Hello, readers. My minder, Manuel Martinez, has implored me to guest write one of his Gag Reflects diatribes (for quite some time, I thought it was a column on hair balls). He told me that he wants to be fair to conservatives. Finally. It's about time, Mister.
As a life-long Republican, I don't often read his crass missives. I find them ill-written and offensive. In 2008, he forced me to wear a "Cats for Obama" t-shirt. He and the Woman found it humorous, but it was disgraceful and undignified and I want all of you to know that I had nothing to do with it (by the way, LOLcat refused the photo he sent in. They apparently have more class than Mr. Martinez).
In any case, I've agreed to write this entry because I want to urge you all to support Mitt Romney's candidacy. Frankly, I like the cut of his jib. He's just my kind of fancy. He dresses impeccably, he is always well-groomed. In fact, notice his hair! He must spend hours using his mitten-paws to get it to look just so (take it from me, I know how difficult it is to maintain a handsome exterior when the Man and his Woman won't provide me the necessary daily brushing my luxurious coat requires. Really, it's the least they could do. One to two hours of daily brushing would keep me looking tip-top).
Mr. Romney also possesses that rare haughty pride that announces he is Numero Uno to everyone in the room. I like that in a cat and I like it in my President! This is a man who knows how to pamper himself. In fact, I haven't seen such self-pampering, narcissistic, haughtiness in the White House since Ronald Reagan (have you ever noticed how nicely mitten-pawed his hair was? Exquisite.)

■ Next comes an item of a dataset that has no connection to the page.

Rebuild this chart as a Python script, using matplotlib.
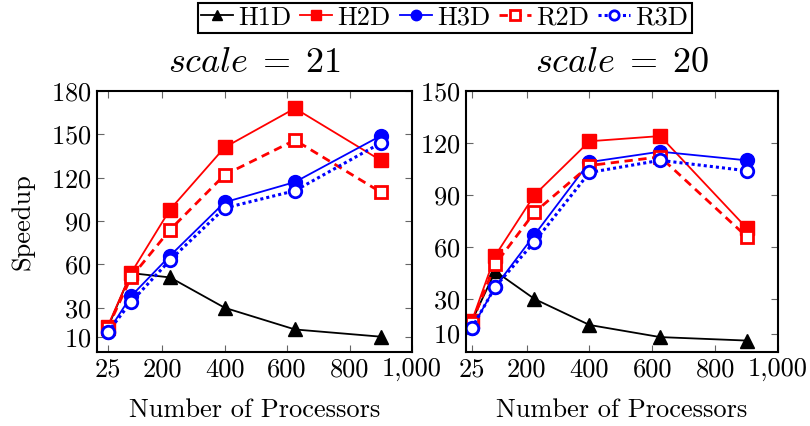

Finally, and most importantly, I withdrew my support from Mr. Santorum, and gave it wholeheartedly to Mr. Romney when I learned of his visionary and bold Canine Policy. Essentially, it consists of tying dogs to the roofs of cars. When I found out that he'd tied his smelly, not-terribly-bright dog, Seamus, to the roof of his car and careened down the highway at ungodly (undogly?) speeds until the dangerous mutt shat his cage, I knew we'd finally found the man necessary to lead this country forward. I think we all agree that dogs are nothing but four-legged terrorists.
It's time we vote that Obama, and his rude, unkempt dog, Bo, out of office (I have reliable sources that neither was born in the U.S.--Show us Bo's long-form shot records, Mr. Obama!)
In any case, Power to the Kitties!
Romney '12--He Loathes Dogs As Much as We All Do And Always Will!